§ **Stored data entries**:

* begin *

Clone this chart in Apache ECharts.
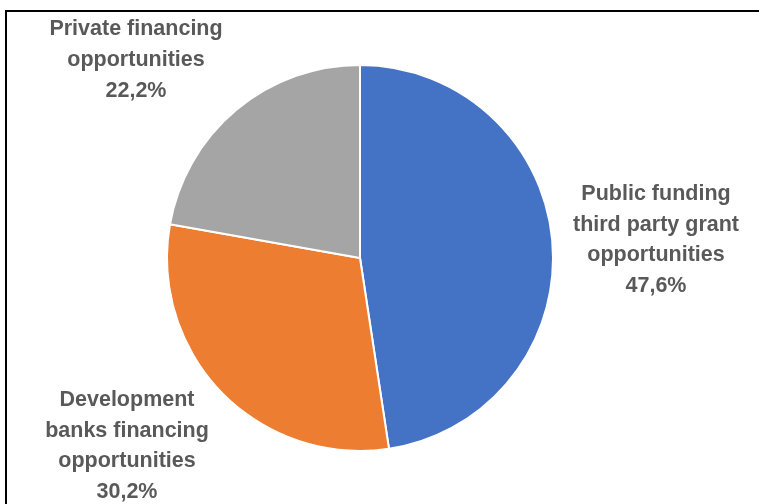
<!DOCTYPE html>
<html>
<head>
<meta charset="utf-8">
<script src="https://cdn.jsdelivr.net/npm/echarts@6/dist/echarts.min.js"></script>
<style>
  html, body { margin: 0; padding: 0; background: #fff; }
  #chart { width: 759px; height: 504px; }
</style>
</head>
<body>
<div id="chart"></div>
<script>
// Funding sources, share of total (%)
const categories = [
  'Public funding\nthird party grant\nopportunities',
  'Development\nbanks financing\nopportunities',
  'Private financing\nopportunities'
];
const shares = [47.6, 30.2, 22.2];
const sliceColors = ['#4472C4', '#ED7D31', '#A5A5A5'];

// Label anchor points (centre of each text block), in pixels
const labelSpots = [[656, 240], [127, 446], [136, 60]];

const chart = echarts.init(document.getElementById('chart'), null, { renderer: 'canvas' });

chart.setOption({
  backgroundColor: '#ffffff',
  animation: false,
  graphic: [{
    type: 'rect',
    shape: { x: 6, y: 11, width: 800, height: 600 },
    style: { fill: 'none', stroke: '#000000', lineWidth: 2 },
    silent: true
  }],
  series: [{
    type: 'pie',
    center: [360, 258],
    radius: [0, 193],
    startAngle: 90,
    clockwise: true,
    data: categories.map((name, i) => ({
      name: name,
      value: shares[i],
      itemStyle: { color: sliceColors[i] }
    })),
    itemStyle: { borderColor: '#ffffff', borderWidth: 2 },
    label: {
      show: true,
      position: 'outside',
      overflow: 'none',
      formatter: p => p.name + '\n' + p.value.toFixed(1).replace('.', ',') + '%',
      fontFamily: 'Liberation Sans',
      fontWeight: 'bold',
      fontSize: 21.5,
      lineHeight: 30.7,
      color: '#595959',
      align: 'center'
    },
    labelLine: { show: false },
    labelLayout: params => ({
      x: labelSpots[params.dataIndex][0],
      y: labelSpots[params.dataIndex][1],
      align: 'center',
      verticalAlign: 'middle'
    }),
    emphasis: { disabled: true }
  }]
});
</script>
</body>
</html>
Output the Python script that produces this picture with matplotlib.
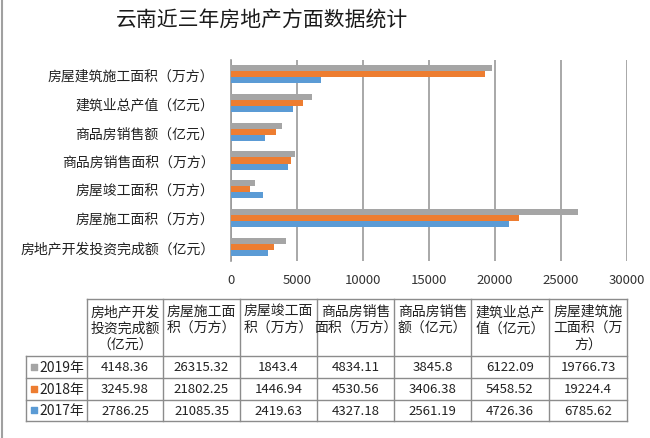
import matplotlib
matplotlib.use("Agg")
import matplotlib.pyplot as plt
import numpy as np

plt.rcParams['font.family'] = ['Noto Sans CJK SC', 'DejaVu Sans']

categories = ["房地产开发投资完成额（亿元）", "房屋施工面积（万方）", "房屋竣工面积（万方）",
              "商品房销售面积（万方）", "商品房销售额（亿元）", "建筑业总产值（亿元）",
              "房屋建筑施工面积（万方）"]
headers = ["房地产开发\n投资完成额\n（亿元）", "房屋施工面\n积（万方）", "房屋竣工面\n积（万方）",
           "商品房销售\n面积（万方）", "商品房销售\n额（亿元）", "建筑业总产\n值（亿元）",
           "房屋建筑施\n工面积（万\n方）"]
series_names = ["2019年", "2018年", "2017年"]
v2019 = [4148.36, 26315.32, 1843.4, 4834.11, 3845.8, 6122.09, 19766.73]
v2018 = [3245.98, 21802.25, 1446.94, 4530.56, 3406.38, 5458.52, 19224.4]
v2017 = [2786.25, 21085.35, 2419.63, 4327.18, 2561.19, 4726.36, 6785.62]
labels2019 = ["4148.36", "26315.32", "1843.4", "4834.11", "3845.8", "6122.09", "19766.73"]
labels2018 = ["3245.98", "21802.25", "1446.94", "4530.56", "3406.38", "5458.52", "19224.4"]
labels2017 = ["2786.25", "21085.35", "2419.63", "4327.18", "2561.19", "4726.36", "6785.62"]
xticks = [0, 5000, 10000, 15000, 20000, 25000, 30000]
colors = ["#A5A5A5", "#ED7D31", "#5B9BD5"]

W, H = 650, 439
fig = plt.figure(figsize=(6.5, 4.39), dpi=100)

def px_axes(x0, y0, x1, y1):
    return fig.add_axes([x0 / W, 1 - y1 / H, (x1 - x0) / W, (y1 - y0) / H])

# Title
fig.text(262 / W, 1 - 21 / H, "云南近三年房地产方面数据统计", ha='center', va='center',
         fontsize=15, fontweight='medium', color='#1a1a1a')

# Bar chart
ax = px_axes(231, 61, 627, 262)
y = np.arange(len(categories))
h = 0.21
for vals, off, c in zip([v2019, v2018, v2017], [h, 0, -h], colors):
    ax.barh(y + off, vals, height=h, color=c, zorder=3)
ax.set_xlim(0, 30000)
ax.set_ylim(-0.5, len(categories) - 0.5)
ax.set_xticks(xticks)
ax.set_xticklabels([str(t) for t in xticks], fontsize=9.5, color='#333333')
ax.set_yticks(y)
ax.set_yticklabels(categories, fontsize=10, color='#222222')
ax.tick_params(axis='both', length=0)
ax.tick_params(axis='x', pad=9)
ax.tick_params(axis='y', pad=12)
ax.grid(axis='x', color='#9a9a9a', linewidth=1.2, zorder=0)
for s in ['top', 'right', 'bottom']:
    ax.spines[s].set_visible(False)
ax.spines['left'].set_color('#9a9a9a')
ax.spines['left'].set_linewidth(1.2)

# Data table
tab = px_axes(0, 0, W, H)
tab.set_xlim(0, W)
tab.set_ylim(H, 0)
tab.axis('off')
col_x = [87, 163, 240, 317, 394, 471, 549, 627]
row_y = [300, 357, 379, 401, 422]
lc = '#8c8c8c'
lw = 1.0
tab.plot([col_x[0], col_x[-1]], [row_y[0], row_y[0]], color=lc, lw=lw)
for yy in row_y[1:]:
    tab.plot([26, col_x[-1]], [yy, yy], color=lc, lw=lw)
for i, xx in enumerate(col_x):
    tab.plot([xx, xx], [row_y[0], row_y[-1]], color=lc, lw=lw)
tab.plot([26, 26], [row_y[1], row_y[-1]], color=lc, lw=lw)

for i, hd in enumerate(headers):
    cx = (col_x[i] + col_x[i + 1]) / 2
    for j, line in enumerate(hd.split("\n")):
        tab.text(cx, 312 + j * 17, line, ha='center', va='center', fontsize=10, color='#222222')

rows = [labels2019, labels2018, labels2017]
for r, (name, lab, c) in enumerate(zip(series_names, rows, colors)):
    cy = (row_y[r + 1] + row_y[r + 2]) / 2
    tab.scatter([34], [cy], marker='s', s=22, color=c)
    tab.text(39, cy, name, ha='left', va='center', fontsize=10, color='#222222')
    for i, t in enumerate(lab):
        cx = (col_x[i] + col_x[i + 1]) / 2
        tab.text(cx, cy, t, ha='center', va='center', fontsize=9.5, color='#222222')

tab.plot([1.5, 1.5], [0, H], color='#a0a0a0', lw=1.5)

fig.savefig("out.png", dpi=100)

* end *

§ **SHORT PROBLEM**:
Copy out each line in the listing that has the word "script".

§ **RESULT FOR THIS TASK**:
<script src="https://cdn.jsdelivr.net/npm/echarts@6/dist/echarts.min.js"></script>
<script>
</script>
Output the Python script that produces this picture with matplotlib.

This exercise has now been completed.